Tomo un libro del estante, lo abro y me dispongo a leer. Trato de despejar mi mente, evadiendo cualquier distracción posible. Comienzo. Mis ojos recorren cada página. Puntos, comas, vocales, consonantes, simples símbolos que, usados adecuadamente, pueden lograr una genial composición. Las metáforas se funden con los símiles formando una grandiosa imagen en mi mente. Las personificaciones realzan su genialidad y las hipérboles la llevan a su máximo esplendor.
De vez en cuando algunas letras, inclusive palabras, evaden mi lectura. Pierdo el sentido de lo leído y la imagen se torna borrosa. Debo mirar atrás, releer y es como si de un soplido la neblina sobre ella se esfumara.
Continúo leyendo y mis párpados se tornan inquietos. Me resulta contradictorio y molesto que algo que disfruto me genere sueño algunas veces. Me niego a ceder a sus embates. Me muevo de un lado a otro, echo agua en mi rostro, llego inclusive a golpearme con tal de permanecer atento; talvez lo logre, mas en el intento pierdo nuevamente el hilo de la lectura y la imagen ya creada.
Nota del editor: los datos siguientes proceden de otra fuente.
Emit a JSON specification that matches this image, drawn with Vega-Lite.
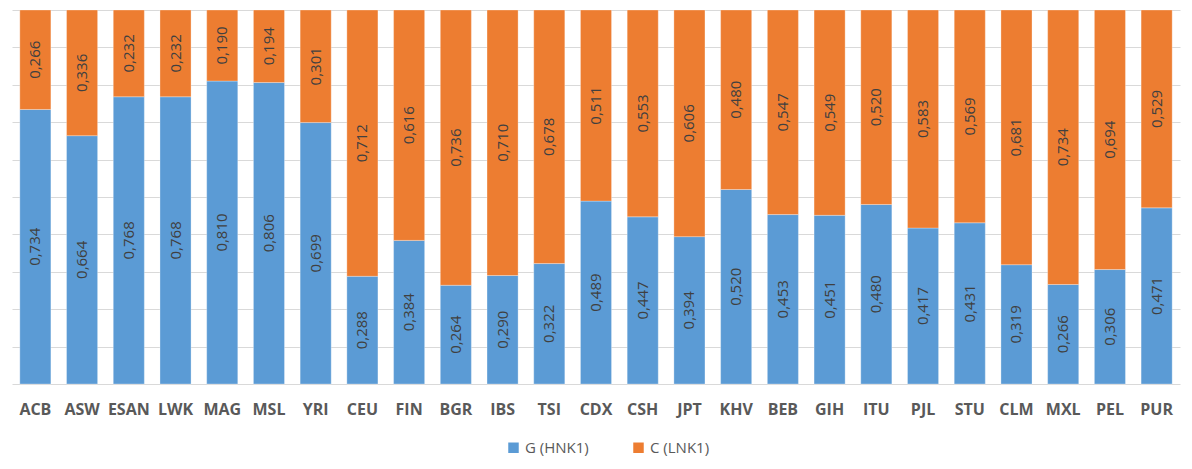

La grandiosa Roulettenburg, con sus mesas de juego y lujosas edificaciones, se derrumba ante mí en un instante. Debo reconstruirla, releer, salvarla del olvido. Logro hacerlo y el relato prosigue con normalidad, incluyendo los inconvenientes ya mencionados.
Un sonido extraño de vez en cuando, una llamada o la súplica de mi estómago por un bocado de algún alimento, son otras de las habituales distracciones que logran cortar la cinta de la película que en mi cerebro se proyecta.
En algún momento decidiré que por el día de hoy he leído lo suficiente. Un simple trozo de papel usado como separador señala el camino recorrido. La imagen se congela hasta que mis manos decidan volver a abrir el libro. El ciclo se repetirá. Finalmente, mis ojos tropezarán con un diminuto, pero significativo, punto final.
Luego otro libro será víctima de mi lectura amateur.